■ GIVEN INFORMATION:

::::

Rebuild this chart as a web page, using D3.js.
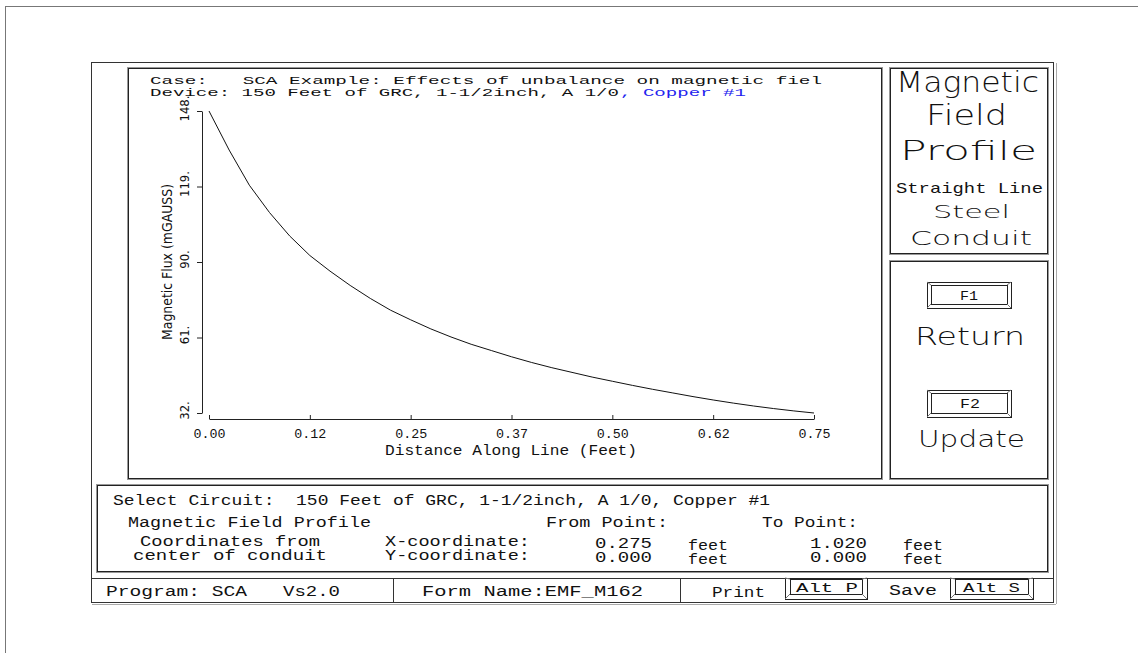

::::

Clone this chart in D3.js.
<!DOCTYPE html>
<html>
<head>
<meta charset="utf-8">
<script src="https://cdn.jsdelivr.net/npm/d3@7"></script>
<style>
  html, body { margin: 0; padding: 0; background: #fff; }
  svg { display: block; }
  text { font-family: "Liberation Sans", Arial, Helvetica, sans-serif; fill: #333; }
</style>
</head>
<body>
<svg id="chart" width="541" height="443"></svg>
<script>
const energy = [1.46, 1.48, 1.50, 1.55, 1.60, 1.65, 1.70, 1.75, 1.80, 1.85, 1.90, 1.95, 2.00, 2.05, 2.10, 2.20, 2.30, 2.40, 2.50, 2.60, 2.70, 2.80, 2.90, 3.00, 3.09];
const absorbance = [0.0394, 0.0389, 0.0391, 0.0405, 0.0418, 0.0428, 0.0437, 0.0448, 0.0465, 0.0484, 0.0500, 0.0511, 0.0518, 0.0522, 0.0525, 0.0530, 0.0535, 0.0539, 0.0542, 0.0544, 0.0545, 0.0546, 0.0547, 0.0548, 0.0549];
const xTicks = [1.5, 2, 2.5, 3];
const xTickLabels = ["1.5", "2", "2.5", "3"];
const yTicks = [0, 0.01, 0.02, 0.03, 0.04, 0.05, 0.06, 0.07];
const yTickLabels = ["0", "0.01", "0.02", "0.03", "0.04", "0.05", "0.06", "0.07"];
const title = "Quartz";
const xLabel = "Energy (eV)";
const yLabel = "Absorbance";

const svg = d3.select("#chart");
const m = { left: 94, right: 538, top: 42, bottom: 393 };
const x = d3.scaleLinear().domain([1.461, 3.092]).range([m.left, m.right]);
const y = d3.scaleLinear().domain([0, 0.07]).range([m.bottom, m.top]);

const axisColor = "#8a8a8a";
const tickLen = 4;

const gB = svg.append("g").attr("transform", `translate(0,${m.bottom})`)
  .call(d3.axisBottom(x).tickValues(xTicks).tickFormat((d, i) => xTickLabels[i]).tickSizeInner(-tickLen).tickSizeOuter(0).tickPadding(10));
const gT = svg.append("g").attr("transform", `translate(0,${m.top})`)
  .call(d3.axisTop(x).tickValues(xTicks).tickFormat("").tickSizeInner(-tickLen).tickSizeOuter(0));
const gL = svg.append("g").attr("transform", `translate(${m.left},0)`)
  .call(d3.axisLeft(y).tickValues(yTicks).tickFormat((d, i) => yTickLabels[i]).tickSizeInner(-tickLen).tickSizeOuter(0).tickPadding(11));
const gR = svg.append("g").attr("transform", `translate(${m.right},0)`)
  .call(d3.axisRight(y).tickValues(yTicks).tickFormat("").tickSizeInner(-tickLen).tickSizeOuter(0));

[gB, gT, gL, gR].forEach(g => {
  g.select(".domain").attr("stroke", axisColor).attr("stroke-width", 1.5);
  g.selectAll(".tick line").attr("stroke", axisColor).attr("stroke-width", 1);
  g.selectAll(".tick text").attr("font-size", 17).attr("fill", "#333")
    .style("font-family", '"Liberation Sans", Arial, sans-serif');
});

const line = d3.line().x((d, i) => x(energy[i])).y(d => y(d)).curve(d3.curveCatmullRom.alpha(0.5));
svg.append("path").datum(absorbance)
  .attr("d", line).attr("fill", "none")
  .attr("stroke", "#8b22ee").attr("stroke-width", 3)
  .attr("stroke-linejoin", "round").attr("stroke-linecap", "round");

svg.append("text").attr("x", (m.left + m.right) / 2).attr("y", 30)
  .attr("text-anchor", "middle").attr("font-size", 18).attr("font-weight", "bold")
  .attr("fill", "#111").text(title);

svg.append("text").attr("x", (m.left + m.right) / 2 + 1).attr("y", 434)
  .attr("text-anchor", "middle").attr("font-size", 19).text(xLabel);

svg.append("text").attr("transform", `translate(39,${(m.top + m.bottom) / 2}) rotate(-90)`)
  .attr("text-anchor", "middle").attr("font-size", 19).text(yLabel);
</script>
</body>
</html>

::::

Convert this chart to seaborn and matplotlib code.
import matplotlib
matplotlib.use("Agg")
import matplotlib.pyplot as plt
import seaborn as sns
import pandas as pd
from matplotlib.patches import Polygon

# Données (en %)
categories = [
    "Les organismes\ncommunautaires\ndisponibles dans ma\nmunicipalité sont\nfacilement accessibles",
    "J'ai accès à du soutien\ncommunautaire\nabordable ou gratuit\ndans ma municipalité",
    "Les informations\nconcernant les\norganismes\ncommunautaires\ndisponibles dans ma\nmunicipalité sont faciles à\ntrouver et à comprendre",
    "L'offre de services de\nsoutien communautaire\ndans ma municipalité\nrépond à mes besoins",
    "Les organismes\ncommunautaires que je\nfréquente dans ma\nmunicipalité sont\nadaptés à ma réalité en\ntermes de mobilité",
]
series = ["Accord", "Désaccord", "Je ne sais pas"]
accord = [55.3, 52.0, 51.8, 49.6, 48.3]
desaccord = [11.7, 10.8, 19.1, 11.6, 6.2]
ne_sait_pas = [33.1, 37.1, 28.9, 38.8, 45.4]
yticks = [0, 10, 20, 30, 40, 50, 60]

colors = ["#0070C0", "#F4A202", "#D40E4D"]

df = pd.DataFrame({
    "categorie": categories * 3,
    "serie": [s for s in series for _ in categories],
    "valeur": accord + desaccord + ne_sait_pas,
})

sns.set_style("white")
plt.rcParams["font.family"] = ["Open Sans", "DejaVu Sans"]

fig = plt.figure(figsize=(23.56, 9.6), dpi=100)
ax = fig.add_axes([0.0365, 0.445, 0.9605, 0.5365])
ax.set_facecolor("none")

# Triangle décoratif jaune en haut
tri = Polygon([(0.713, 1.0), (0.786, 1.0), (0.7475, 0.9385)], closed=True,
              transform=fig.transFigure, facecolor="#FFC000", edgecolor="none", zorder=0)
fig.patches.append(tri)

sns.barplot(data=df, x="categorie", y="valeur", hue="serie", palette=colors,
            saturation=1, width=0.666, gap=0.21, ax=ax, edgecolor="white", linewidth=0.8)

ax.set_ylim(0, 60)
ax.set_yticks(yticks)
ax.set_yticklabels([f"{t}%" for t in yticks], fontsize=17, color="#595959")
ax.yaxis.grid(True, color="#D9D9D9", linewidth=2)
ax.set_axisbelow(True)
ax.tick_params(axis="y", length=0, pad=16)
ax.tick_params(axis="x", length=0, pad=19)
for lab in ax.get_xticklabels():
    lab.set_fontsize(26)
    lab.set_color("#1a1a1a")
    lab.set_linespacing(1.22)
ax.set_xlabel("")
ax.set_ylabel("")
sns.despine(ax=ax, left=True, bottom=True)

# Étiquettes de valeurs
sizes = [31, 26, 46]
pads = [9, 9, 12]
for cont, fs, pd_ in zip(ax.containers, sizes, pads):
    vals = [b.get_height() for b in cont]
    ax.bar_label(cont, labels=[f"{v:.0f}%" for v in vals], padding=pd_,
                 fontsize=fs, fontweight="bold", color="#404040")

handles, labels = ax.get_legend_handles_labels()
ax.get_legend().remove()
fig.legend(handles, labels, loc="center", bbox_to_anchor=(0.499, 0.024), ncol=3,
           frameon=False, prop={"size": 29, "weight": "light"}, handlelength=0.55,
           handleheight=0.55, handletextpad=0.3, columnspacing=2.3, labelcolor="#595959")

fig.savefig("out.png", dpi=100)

::::

■ DIRECTIONS: Please print exactly, and only, the lines from the line with "Clone this chart in D3.js." to the line with "const tickLen = 4;", both included.

■ WRITTEN RESPONSE:
Clone this chart in D3.js.
<!DOCTYPE html>
<html>
<head>
<meta charset="utf-8">
<script src="https://cdn.jsdelivr.net/npm/d3@7"></script>
<style>
  html, body { margin: 0; padding: 0; background: #fff; }
  svg { display: block; }
  text { font-family: "Liberation Sans", Arial, Helvetica, sans-serif; fill: #333; }
</style>
</head>
<body>
<svg id="chart" width="541" height="443"></svg>
<script>
const energy = [1.46, 1.48, 1.50, 1.55, 1.60, 1.65, 1.70, 1.75, 1.80, 1.85, 1.90, 1.95, 2.00, 2.05, 2.10, 2.20, 2.30, 2.40, 2.50, 2.60, 2.70, 2.80, 2.90, 3.00, 3.09];
const absorbance = [0.0394, 0.0389, 0.0391, 0.0405, 0.0418, 0.0428, 0.0437, 0.0448, 0.0465, 0.0484, 0.0500, 0.0511, 0.0518, 0.0522, 0.0525, 0.0530, 0.0535, 0.0539, 0.0542, 0.0544, 0.0545, 0.0546, 0.0547, 0.0548, 0.0549];
const xTicks = [1.5, 2, 2.5, 3];
const xTickLabels = ["1.5", "2", "2.5", "3"];
const yTicks = [0, 0.01, 0.02, 0.03, 0.04, 0.05, 0.06, 0.07];
const yTickLabels = ["0", "0.01", "0.02", "0.03", "0.04", "0.05", "0.06", "0.07"];
const title = "Quartz";
const xLabel = "Energy (eV)";
const yLabel = "Absorbance";

const svg = d3.select("#chart");
const m = { left: 94, right: 538, top: 42, bottom: 393 };
const x = d3.scaleLinear().domain([1.461, 3.092]).range([m.left, m.right]);
const y = d3.scaleLinear().domain([0, 0.07]).range([m.bottom, m.top]);

const axisColor = "#8a8a8a";
const tickLen = 4;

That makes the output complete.